** start **

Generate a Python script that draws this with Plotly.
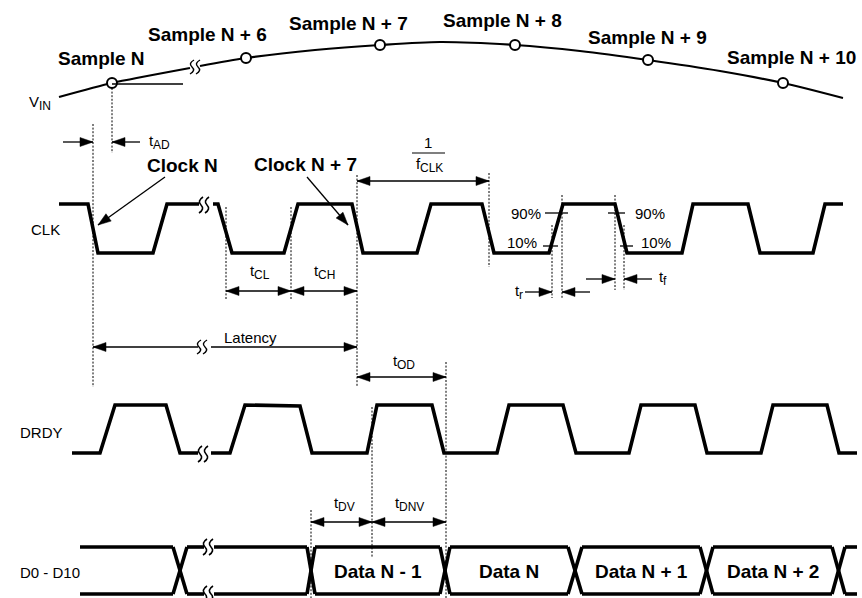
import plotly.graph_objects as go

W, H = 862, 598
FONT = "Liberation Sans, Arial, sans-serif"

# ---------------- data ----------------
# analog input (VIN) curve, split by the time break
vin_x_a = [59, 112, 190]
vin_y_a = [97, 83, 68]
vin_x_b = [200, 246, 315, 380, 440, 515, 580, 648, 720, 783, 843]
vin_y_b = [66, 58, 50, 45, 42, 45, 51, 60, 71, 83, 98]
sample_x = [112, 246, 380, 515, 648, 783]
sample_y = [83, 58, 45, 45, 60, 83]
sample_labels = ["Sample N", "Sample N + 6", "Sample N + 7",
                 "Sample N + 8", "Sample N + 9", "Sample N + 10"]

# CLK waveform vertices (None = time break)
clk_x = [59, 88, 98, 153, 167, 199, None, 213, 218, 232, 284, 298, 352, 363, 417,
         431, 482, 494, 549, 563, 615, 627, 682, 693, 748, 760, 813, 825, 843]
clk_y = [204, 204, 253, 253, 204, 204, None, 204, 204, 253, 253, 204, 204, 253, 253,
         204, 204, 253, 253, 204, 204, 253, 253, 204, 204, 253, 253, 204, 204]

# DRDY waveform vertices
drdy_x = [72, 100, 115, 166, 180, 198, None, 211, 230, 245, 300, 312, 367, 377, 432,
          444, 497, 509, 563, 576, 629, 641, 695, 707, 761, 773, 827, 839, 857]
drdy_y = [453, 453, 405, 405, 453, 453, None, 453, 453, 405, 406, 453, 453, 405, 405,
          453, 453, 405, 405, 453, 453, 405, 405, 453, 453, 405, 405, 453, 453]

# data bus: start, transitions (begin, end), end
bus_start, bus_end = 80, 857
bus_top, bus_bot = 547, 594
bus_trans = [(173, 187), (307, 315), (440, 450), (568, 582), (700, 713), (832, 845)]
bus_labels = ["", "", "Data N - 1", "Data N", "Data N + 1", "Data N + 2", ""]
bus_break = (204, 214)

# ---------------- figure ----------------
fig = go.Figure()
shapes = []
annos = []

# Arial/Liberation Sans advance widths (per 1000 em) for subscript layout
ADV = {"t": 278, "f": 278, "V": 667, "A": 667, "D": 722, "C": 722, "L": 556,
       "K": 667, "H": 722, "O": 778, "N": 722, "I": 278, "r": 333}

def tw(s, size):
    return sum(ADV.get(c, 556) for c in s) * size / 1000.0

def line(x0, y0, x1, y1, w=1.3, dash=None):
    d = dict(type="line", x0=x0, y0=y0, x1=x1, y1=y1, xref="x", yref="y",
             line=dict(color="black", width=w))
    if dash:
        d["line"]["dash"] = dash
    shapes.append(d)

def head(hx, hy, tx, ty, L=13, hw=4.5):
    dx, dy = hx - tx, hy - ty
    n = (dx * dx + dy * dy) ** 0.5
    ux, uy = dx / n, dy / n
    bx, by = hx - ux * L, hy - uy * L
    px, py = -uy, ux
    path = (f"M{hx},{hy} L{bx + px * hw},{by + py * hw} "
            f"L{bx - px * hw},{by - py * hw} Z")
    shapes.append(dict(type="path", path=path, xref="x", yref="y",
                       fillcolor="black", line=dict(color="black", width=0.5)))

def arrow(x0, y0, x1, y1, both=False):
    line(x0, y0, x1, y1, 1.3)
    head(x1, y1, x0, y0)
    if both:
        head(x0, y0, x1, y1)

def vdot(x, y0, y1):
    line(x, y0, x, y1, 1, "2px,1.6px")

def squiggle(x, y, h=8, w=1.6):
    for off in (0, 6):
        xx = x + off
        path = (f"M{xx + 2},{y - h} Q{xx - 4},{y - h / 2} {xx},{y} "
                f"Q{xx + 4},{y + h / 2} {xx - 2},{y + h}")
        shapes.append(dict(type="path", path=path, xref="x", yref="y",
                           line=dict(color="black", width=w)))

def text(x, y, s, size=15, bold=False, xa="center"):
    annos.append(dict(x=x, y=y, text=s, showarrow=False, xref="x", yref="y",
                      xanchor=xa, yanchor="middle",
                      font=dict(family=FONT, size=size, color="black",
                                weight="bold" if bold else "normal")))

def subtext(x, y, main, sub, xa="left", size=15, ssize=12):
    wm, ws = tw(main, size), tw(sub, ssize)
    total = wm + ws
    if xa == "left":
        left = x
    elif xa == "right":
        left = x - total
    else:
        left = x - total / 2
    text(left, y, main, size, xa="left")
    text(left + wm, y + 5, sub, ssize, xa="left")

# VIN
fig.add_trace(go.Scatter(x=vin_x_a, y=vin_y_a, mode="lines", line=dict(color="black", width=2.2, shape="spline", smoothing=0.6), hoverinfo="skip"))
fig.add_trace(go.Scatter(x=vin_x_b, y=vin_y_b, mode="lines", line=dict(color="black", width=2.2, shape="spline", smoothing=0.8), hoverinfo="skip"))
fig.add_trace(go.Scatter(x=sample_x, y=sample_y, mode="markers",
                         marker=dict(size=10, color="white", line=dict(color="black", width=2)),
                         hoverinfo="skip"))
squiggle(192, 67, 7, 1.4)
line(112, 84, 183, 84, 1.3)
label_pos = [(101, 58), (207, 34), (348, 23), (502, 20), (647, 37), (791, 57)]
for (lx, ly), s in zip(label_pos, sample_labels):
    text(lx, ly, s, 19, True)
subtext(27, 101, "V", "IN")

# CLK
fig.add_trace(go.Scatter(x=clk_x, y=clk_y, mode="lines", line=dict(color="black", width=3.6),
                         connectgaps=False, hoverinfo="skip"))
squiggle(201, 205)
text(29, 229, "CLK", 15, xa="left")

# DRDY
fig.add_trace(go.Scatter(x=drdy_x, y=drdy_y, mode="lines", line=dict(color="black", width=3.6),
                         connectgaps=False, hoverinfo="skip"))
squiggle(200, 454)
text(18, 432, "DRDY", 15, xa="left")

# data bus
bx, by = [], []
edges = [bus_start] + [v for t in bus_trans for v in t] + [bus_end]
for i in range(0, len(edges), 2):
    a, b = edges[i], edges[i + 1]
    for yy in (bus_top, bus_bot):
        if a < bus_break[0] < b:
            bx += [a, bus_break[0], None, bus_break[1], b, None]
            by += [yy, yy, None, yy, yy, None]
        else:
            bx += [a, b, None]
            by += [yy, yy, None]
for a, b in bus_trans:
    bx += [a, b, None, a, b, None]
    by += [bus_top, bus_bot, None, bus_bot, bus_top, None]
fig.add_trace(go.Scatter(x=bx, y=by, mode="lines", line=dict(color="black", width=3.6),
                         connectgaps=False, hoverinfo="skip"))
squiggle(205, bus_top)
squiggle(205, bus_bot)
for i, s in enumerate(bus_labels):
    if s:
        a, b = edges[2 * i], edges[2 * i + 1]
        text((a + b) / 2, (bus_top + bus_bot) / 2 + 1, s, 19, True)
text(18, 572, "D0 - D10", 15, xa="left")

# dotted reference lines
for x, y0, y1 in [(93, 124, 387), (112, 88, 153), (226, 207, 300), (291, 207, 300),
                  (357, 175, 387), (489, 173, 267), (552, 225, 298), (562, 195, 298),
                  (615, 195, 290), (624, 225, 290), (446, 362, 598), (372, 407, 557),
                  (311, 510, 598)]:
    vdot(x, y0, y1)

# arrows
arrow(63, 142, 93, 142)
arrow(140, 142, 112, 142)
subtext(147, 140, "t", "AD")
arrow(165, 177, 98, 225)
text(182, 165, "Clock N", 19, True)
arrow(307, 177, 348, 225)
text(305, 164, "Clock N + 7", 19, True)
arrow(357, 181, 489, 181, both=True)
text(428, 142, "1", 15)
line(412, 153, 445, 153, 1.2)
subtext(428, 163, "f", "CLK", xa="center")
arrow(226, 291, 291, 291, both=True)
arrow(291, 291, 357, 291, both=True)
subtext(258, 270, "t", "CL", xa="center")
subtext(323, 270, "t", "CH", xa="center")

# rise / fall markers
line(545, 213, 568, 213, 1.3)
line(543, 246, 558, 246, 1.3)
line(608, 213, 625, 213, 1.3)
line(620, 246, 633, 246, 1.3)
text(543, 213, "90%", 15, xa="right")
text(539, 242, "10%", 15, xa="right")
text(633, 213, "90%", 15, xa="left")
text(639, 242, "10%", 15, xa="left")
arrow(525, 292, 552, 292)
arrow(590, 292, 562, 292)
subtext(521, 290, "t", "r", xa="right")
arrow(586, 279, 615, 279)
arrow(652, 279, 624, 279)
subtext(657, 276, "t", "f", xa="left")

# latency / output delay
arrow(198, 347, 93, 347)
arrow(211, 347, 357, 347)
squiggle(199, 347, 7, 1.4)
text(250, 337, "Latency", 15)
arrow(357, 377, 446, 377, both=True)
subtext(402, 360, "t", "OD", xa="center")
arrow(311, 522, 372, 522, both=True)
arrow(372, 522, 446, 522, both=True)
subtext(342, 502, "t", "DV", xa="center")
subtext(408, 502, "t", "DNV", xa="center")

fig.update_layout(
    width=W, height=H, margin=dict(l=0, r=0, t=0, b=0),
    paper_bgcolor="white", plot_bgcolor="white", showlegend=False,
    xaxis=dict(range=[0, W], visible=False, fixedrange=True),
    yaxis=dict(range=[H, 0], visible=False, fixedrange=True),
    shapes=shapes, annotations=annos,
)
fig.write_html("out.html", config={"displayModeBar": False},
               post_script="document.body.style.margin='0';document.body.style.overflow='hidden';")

** end **

▸ **Requirements**: Up to and including the line containing "return sum(ADV.get(c, 556)", repeat every line from the start of the data, but none of the pictures.

▸ **Task solution**:
Generate a Python script that draws this with Plotly.
import plotly.graph_objects as go

W, H = 862, 598
FONT = "Liberation Sans, Arial, sans-serif"

# ---------------- data ----------------
# analog input (VIN) curve, split by the time break
vin_x_a = [59, 112, 190]
vin_y_a = [97, 83, 68]
vin_x_b = [200, 246, 315, 380, 440, 515, 580, 648, 720, 783, 843]
vin_y_b = [66, 58, 50, 45, 42, 45, 51, 60, 71, 83, 98]
sample_x = [112, 246, 380, 515, 648, 783]
sample_y = [83, 58, 45, 45, 60, 83]
sample_labels = ["Sample N", "Sample N + 6", "Sample N + 7",
                 "Sample N + 8", "Sample N + 9", "Sample N + 10"]

# CLK waveform vertices (None = time break)
clk_x = [59, 88, 98, 153, 167, 199, None, 213, 218, 232, 284, 298, 352, 363, 417,
         431, 482, 494, 549, 563, 615, 627, 682, 693, 748, 760, 813, 825, 843]
clk_y = [204, 204, 253, 253, 204, 204, None, 204, 204, 253, 253, 204, 204, 253, 253,
         204, 204, 253, 253, 204, 204, 253, 253, 204, 204, 253, 253, 204, 204]

# DRDY waveform vertices
drdy_x = [72, 100, 115, 166, 180, 198, None, 211, 230, 245, 300, 312, 367, 377, 432,
          444, 497, 509, 563, 576, 629, 641, 695, 707, 761, 773, 827, 839, 857]
drdy_y = [453, 453, 405, 405, 453, 453, None, 453, 453, 405, 406, 453, 453, 405, 405,
          453, 453, 405, 405, 453, 453, 405, 405, 453, 453, 405, 405, 453, 453]

# data bus: start, transitions (begin, end), end
bus_start, bus_end = 80, 857
bus_top, bus_bot = 547, 594
bus_trans = [(173, 187), (307, 315), (440, 450), (568, 582), (700, 713), (832, 845)]
bus_labels = ["", "", "Data N - 1", "Data N", "Data N + 1", "Data N + 2", ""]
bus_break = (204, 214)

# ---------------- figure ----------------
fig = go.Figure()
shapes = []
annos = []

# Arial/Liberation Sans advance widths (per 1000 em) for subscript layout
ADV = {"t": 278, "f": 278, "V": 667, "A": 667, "D": 722, "C": 722, "L": 556,
       "K": 667, "H": 722, "O": 778, "N": 722, "I": 278, "r": 333}

def tw(s, size):
    return sum(ADV.get(c, 556) for c in s) * size / 1000.0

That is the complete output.